Contemporary Art and Artist Residencies
Several contemporary works of art will be finding their home in the newly renovated Royal Museum for Central Africa.
Chéri Samba’s, Reorganisation, will figure among them, as will another painting, Shadows, interrogating the museum’s renovation process itself. This work, produced in 2016 during Freddy Tsimba’s residency, honours the memory of the Congolese who perished during the conquest of the Congo Free State. In another work, Mémoires Hévéa, Michèle Magema, an artist of Congolese origin, represents herself with her mother and grandmother in a personal and intimate story told from a historical, head-on point of view. Aimé Ntakiyica’s, Family History, also uses an intimate subject as a springboard, this time to illuminate the history of the Burundian diaspora. Finally, in his, Political Armchairs series, Kinshasan designer Iviart Izamba gives visibility to a post-colonial Congolese political history that has been too little documented.

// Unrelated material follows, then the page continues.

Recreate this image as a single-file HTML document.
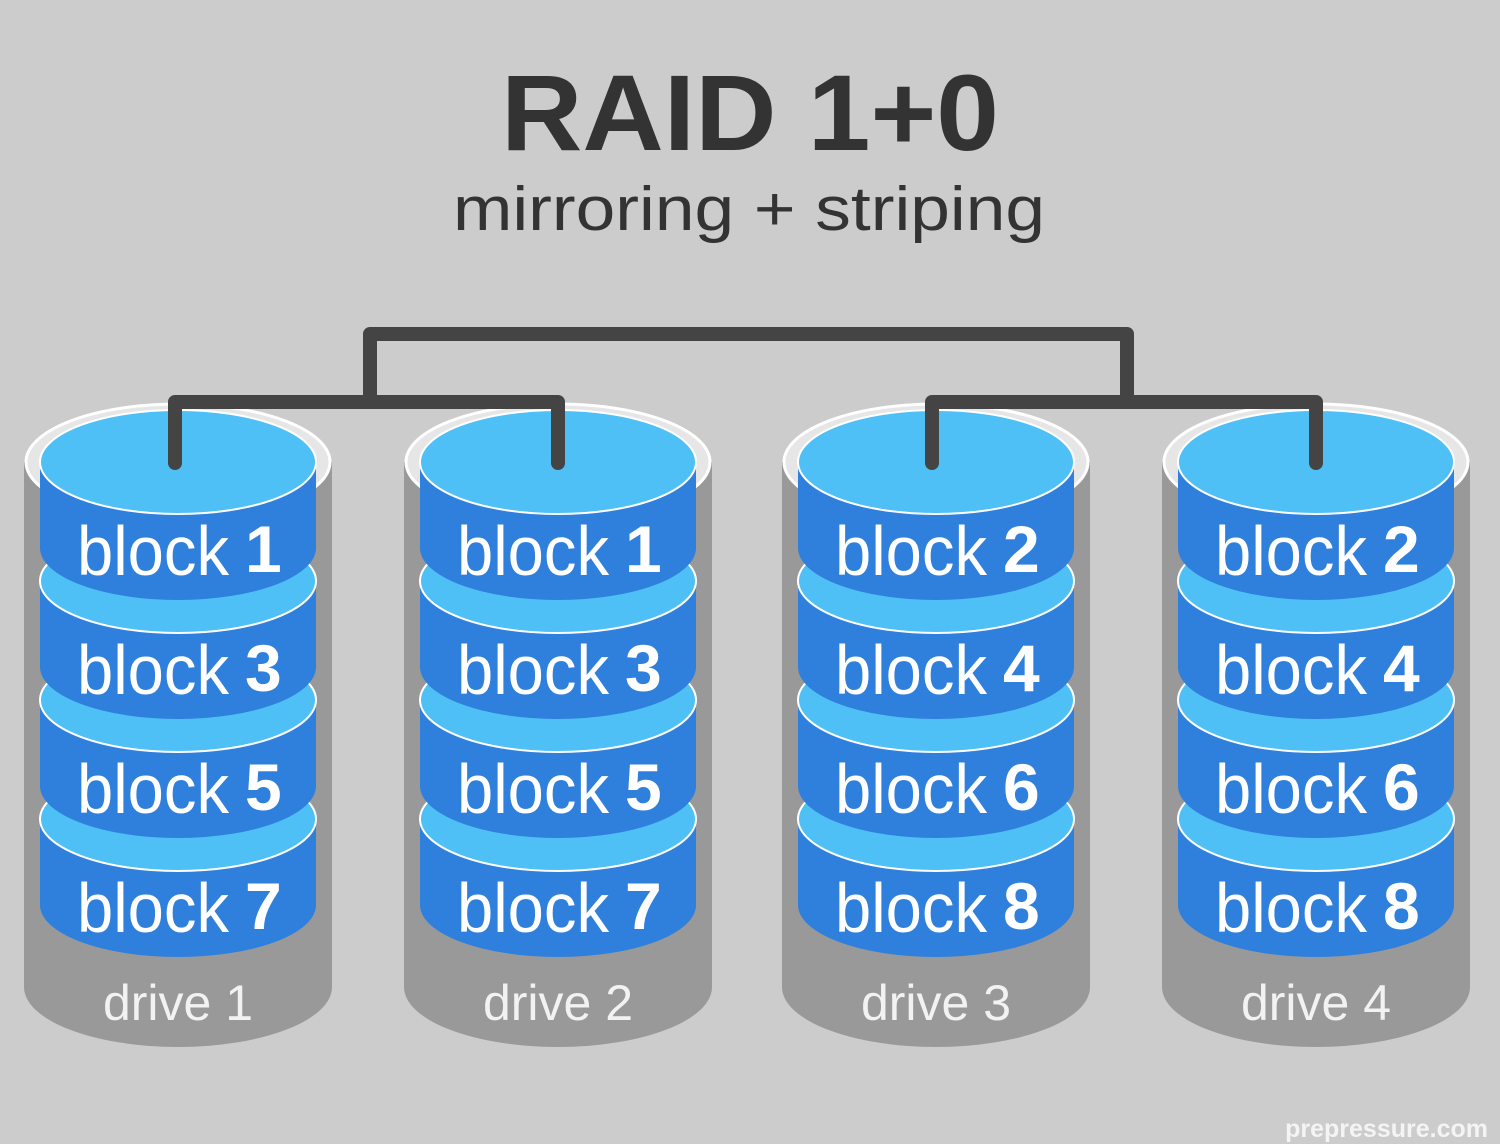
<!DOCTYPE html>
<html><head><meta charset="utf-8"><style>
html,body{margin:0;padding:0;background:#cccccc;}
svg{display:block;}
</style></head><body>
<svg width="1500" height="1144" viewBox="0 0 1500 1144" xmlns="http://www.w3.org/2000/svg" xmlns:xlink="http://www.w3.org/1999/xlink" font-family="'Liberation Sans', sans-serif">
<defs>
<g id="drv">
<path d="M-154,462 V987 A154,60 0 0 0 154,987 V462 Z" fill="#999"/>
<ellipse cx="0" cy="462" rx="152" ry="58" fill="#e6e6e6" stroke="#fff" stroke-width="3"/>
<path d="M-138,819 V905 A138,52 0 0 0 138,905 V819 Z" fill="#2f7fdc"/>
<ellipse cx="0" cy="819" rx="138" ry="52" fill="#4ec0f6" stroke="#fff" stroke-width="2"/>
<path d="M-138,700 V786 A138,52 0 0 0 138,786 V700 Z" fill="#2f7fdc"/>
<ellipse cx="0" cy="700" rx="138" ry="52" fill="#4ec0f6" stroke="#fff" stroke-width="2"/>
<path d="M-138,581 V667 A138,52 0 0 0 138,667 V581 Z" fill="#2f7fdc"/>
<ellipse cx="0" cy="581" rx="138" ry="52" fill="#4ec0f6" stroke="#fff" stroke-width="2"/>
<path d="M-138,462 V548 A138,52 0 0 0 138,548 V462 Z" fill="#2f7fdc"/>
<ellipse cx="0" cy="462" rx="138" ry="52" fill="#4ec0f6" stroke="#fff" stroke-width="2"/>
<g font-size="70" fill="#fff">
<text x="-101" y="575" textLength="152" lengthAdjust="spacingAndGlyphs">block</text>
<text x="-101" y="694" textLength="152" lengthAdjust="spacingAndGlyphs">block</text>
<text x="-101" y="813" textLength="152" lengthAdjust="spacingAndGlyphs">block</text>
<text x="-101" y="932" textLength="152" lengthAdjust="spacingAndGlyphs">block</text>
</g>
</g>
</defs>
<rect width="1500" height="1144" fill="#cccccc"/>
<text x="750" y="150" text-anchor="middle" font-size="108" font-weight="bold" fill="#333" textLength="498" lengthAdjust="spacingAndGlyphs">RAID 1+0</text>
<text x="749" y="230" text-anchor="middle" font-size="62" fill="#333" textLength="592" lengthAdjust="spacingAndGlyphs">mirroring + striping</text>

<use xlink:href="#drv" href="#drv" transform="translate(178,0)"/>
<use xlink:href="#drv" href="#drv" transform="translate(558,0)"/>
<use xlink:href="#drv" href="#drv" transform="translate(936,0)"/>
<use xlink:href="#drv" href="#drv" transform="translate(1316,0)"/>

<g font-size="66" font-weight="bold" fill="#fff">
<text x="245" y="572">1</text><text x="245" y="691">3</text><text x="245" y="810">5</text><text x="245" y="929">7</text>
<text x="625" y="572">1</text><text x="625" y="691">3</text><text x="625" y="810">5</text><text x="625" y="929">7</text>
<text x="1003" y="572">2</text><text x="1003" y="691">4</text><text x="1003" y="810">6</text><text x="1003" y="929">8</text>
<text x="1383" y="572">2</text><text x="1383" y="691">4</text><text x="1383" y="810">6</text><text x="1383" y="929">8</text>
</g>
<g font-size="50" fill="#f2f2f2" text-anchor="middle">
<text x="178" y="1020">drive 1</text>
<text x="558" y="1020">drive 2</text>
<text x="936" y="1020">drive 3</text>
<text x="1316" y="1020">drive 4</text>
</g>

<g fill="none" stroke="#444" stroke-width="14" stroke-linecap="round" stroke-linejoin="round">
<path d="M370,400 V334 H1127 V400"/>
<path d="M175,463 V402 H558 V463"/>
<path d="M932,463 V402 H1316 V463"/>
</g>

<text x="1488" y="1137" text-anchor="end" font-size="25" font-weight="bold" fill="#f4f4f4">prepressure.com</text>
</svg>
</body></html>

In addition to these existing works, the museum has also commissioned new ones, including Taxi Episcopo, a ballpoint pen drawing by Mega Mingiedi; a gallery of portraits of Congolese rumba singers and musicians, by artist and cartoonist Barli Baruti; and the creation of artist and engineer Thérèse Kirongozi Izayi and her team, a feminine robot from the series of robots that direct traffic in Kinshasa and Lubumbashi. One of Bodys Isek Kingelez’s models of imaginary cities has also been lent to the museum by a private collector for display.
The RMCA in Tervuren: a place for exploration
The RMCA, a world-renowned research institute as well as a museum, has been undergoing an in-depth renovation and is expected to reopen at the end of 2018. The richness of this federal institution undeniably lies in the quality and breadth of its collections in addition to its archives—a wealth of material for researchers, including artists, to explore.
The museum’s interest in artists, and artists’ interest in the museum, is not new. The Royal Museum for Central Africa, also known as the Tervuren Museum, has often been described as a symbol of the colonial past. A large part of its collection—masks to minerals to wood samples to millions of insects—was brought to the museum from colonial Africa up until 1960, most often by Belgians or other Europeans. The goal was to document, but also to show off, the resources of Central Africa, particularly the Congo (today’s DRC), a region as vast as a continent whose population had been placed under colonial authority. The museum’s colonial label can be neither denied nor forgotten. The institution’s mission may not be to right the wrongs of the past, but it does aim to help document them and welcomes the idea of being colonised in turn by artists, to use anthropologist Bambi Ceuppens’s expression. The museum has brought contemporary art to the museum not so much to enhance its collection with new works but rather to open the collection to artists for research or residencies. It is a work in progress. The goal is not for the museum to amass a collection of ‘African’ contemporary art. That collection should exist, as RMCA director Guido Gryseels reminds us, but as a contemporary art museum and as an ethnographic museum open to collaboration.
In the museum’s last decade of artist partnerships, collaborations have been unique—artists play a role somewhere between a fellow and a ‘critical friend’, a business partner and a companion, and certainly as a professional. Like RMCA scientists, they are invited to revisit the collections and their history, their health and their amnesia. But the museum asks the artists not for academic texts or classical scientific exhibitions, but new installations, poetic by definition.
For the moment, the push toward collaboration comes from the public services division, with the goal of opening museums and the collections to a wider audience. The federal government, which oversees our institution, has made recommendations to guide implementation of the effort, which has also seen a boost from the enthusiasm of managing director Guido Gryseels and public services operational director Bruno Verbergt. These partnerships will likely continue, working to decolonise perceptions of the collections. Artists’ interest in the museum is not new and is not confined to African artists and those of African origin. The list is long, including Toma Muteba Luntumbue, Eddy Ekete and Sammy Baloji as well as internationally known artists such as Michel François, Marie-Françoise Plissart, Luc Tuymans, Emilio Lopez Manchero, Dirk Braekman, Johan Muyle, and Jan Fabre, who have produced pieces related to the museum and its collections. These works were created, exhibited, and sold outside the museum. Decolonisation involves far more than denouncing the misdeeds of colonialism. It also means offering a space for reflection and creation. It means looking at our collections and their history in a new way. It means rethinking labels that cloisters objects in a contestable and contested past. It means freeing objects from certain vocabulary, from a classification as ethnographic or exotic, to see them as objects of modern, popular, or contemporary art. It means carefully revisiting the way they were not only collected but also documented.